Аллен позвонил Ивестеру и договорился с ним о встрече в Чикаго. Первого декабря 1999 года, в прохладную и пасмурную среду, Баффетт и Аллен прибыли на место. Уоррен, знающий о напористости Ивестера, опасался конфронтации. Но подавил тревогу, спрятавшись в непроницаемую раковину. Они с Алленом перешли к сути дела без лишних предисловий[1053] и объявили мужчине, что ценят его старания на благо Coca-Cola, но больше ему не доверяют.
При этом его не уволили – у них просто не было таких полномочий. «Совет директоров мог оставить его на посту, и он это знал», – рассказывает Баффетт.
Ивестер воспринял новость стоически. Он поспешил в Атланту и назначил через четыре дня экстренное телефонное заседание совета директоров, озадачив членов правления.
В воскресенье генеральный директор сообщил совету, что пришел к выводу о своей непригодности для управления компанией и незамедлительно уходит в отставку.

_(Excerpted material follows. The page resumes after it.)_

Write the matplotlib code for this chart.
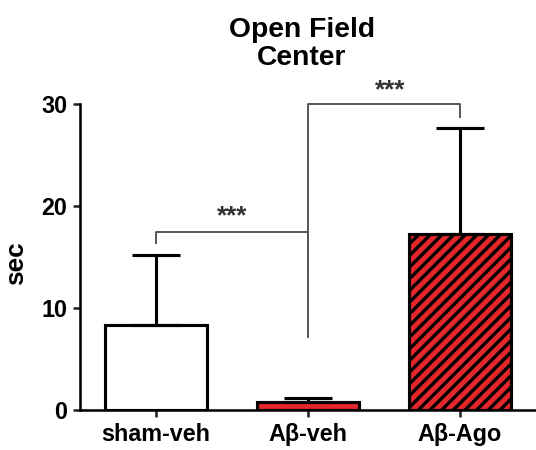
import matplotlib
matplotlib.use('Agg')
import matplotlib.pyplot as plt
import numpy as np

# values
groups = ['sham-veh', 'A\u03b2-veh', 'A\u03b2-Ago']
means = [8.3, 0.8, 17.3]
err_up = [6.9, 0.4, 10.4]
fills = ['white', '#e3262b', '#e3262b']
hatches = ['', '', '////']

# significance brackets: (x0, x1, left foot, top, right foot)
brackets = [(0, 1, 16.4, 17.5, 14.1), (1, 2, 7.2, 30.05, 28.75)]
star_pos = [(0.5, 19.0), (1.54, 31.4)]

DPI = 140
plt.rcParams['font.family'] = 'Liberation Sans'
plt.rcParams['hatch.linewidth'] = 1.7

fig = plt.figure(figsize=(536 / DPI, 450 / DPI), dpi=DPI)
ax = fig.add_axes([80 / 536, 40 / 450, 456 / 536, 305.7 / 450])

x = np.arange(len(groups))
ax.bar(x, means, width=0.67, color=fills, edgecolor='black',
       linewidth=1.6, hatch=hatches, zorder=2)
ax.errorbar(x, means, yerr=[np.zeros(len(means)), err_up], fmt='none',
            ecolor='black', elinewidth=1.6, capsize=12.5, capthick=1.6,
            zorder=3)

for x0, x1, y0, ytop, y1 in brackets:
    ax.plot([x0, x0, x1, x1], [y0, ytop, ytop, y1], color='#555555',
            linewidth=1.0, clip_on=False, zorder=4)
for sx, sy in star_pos:
    ax.text(sx, sy, '***', ha='center', va='center', fontsize=13.5,
            fontweight='bold', color='#333333')

ax.set_xlim(-0.5, 2.5)
ax.set_ylim(0, 30)
ax.set_yticks([0, 10, 20, 30])
ax.set_xticks(x)
ax.set_xticklabels(groups, fontsize=12, fontweight='bold')
for lab in ax.get_yticklabels():
    lab.set_fontsize(12)
    lab.set_fontweight('bold')
ax.tick_params(axis='both', width=1.3, length=3.5, pad=3, color='#222222')
ax.set_ylabel('sec', fontsize=13.5, fontweight='bold')
ax.yaxis.set_label_coords(-0.115, 0.48)

ax.spines['top'].set_visible(False)
ax.spines['right'].set_visible(False)
ax.spines['left'].set_linewidth(1.3)
ax.spines['bottom'].set_linewidth(1.3)

fig.text(302 / 536, 1 - 44 / 450, 'Open Field\nCenter', ha='center',
         va='center', fontsize=14.5, fontweight='bold', linespacing=1.1)

fig.savefig('out.png', dpi=DPI)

Именно на это рассчитывали Баффетт и Аллен. Однако он твердо обозначил, что никакого переходного периода не будет – он уходит прямо сейчас. Члены совета ошеломленно молчали. Ивестер же подчеркнул, что это его собственное решение. Отчасти это было правдой: пройдя по доске добровольно, можно было избежать расстрела[1054].
Члены совета пытались понять, что случилось. Может, Ивестер болен? Может, в Coca-Cola произошло что-то ужасное? Почему их никто не предупредил? Почему уходить в отставку понадобилось так внезапно? Но мужчина от задуманного не отступил[1055].
Некоторое время назад совет директоров настоял на том, чтобы Ивестер назначил себе преемника на непредвиденный случай. Имя хранилось в запечатанном конверте. Когда его вскрыли, оказалось, что преемником должен стать Дуг Дафт, глава Ближневосточного и Дальневосточного подразделений Coca-Cola. Дафт был на полпути к выходу на пенсию. Но, как и после смерти Гоизуеты, совет директоров, куда входили Баффетт и Аллен, мгновенно назначил его преемником, не обсуждая никаких альтернатив.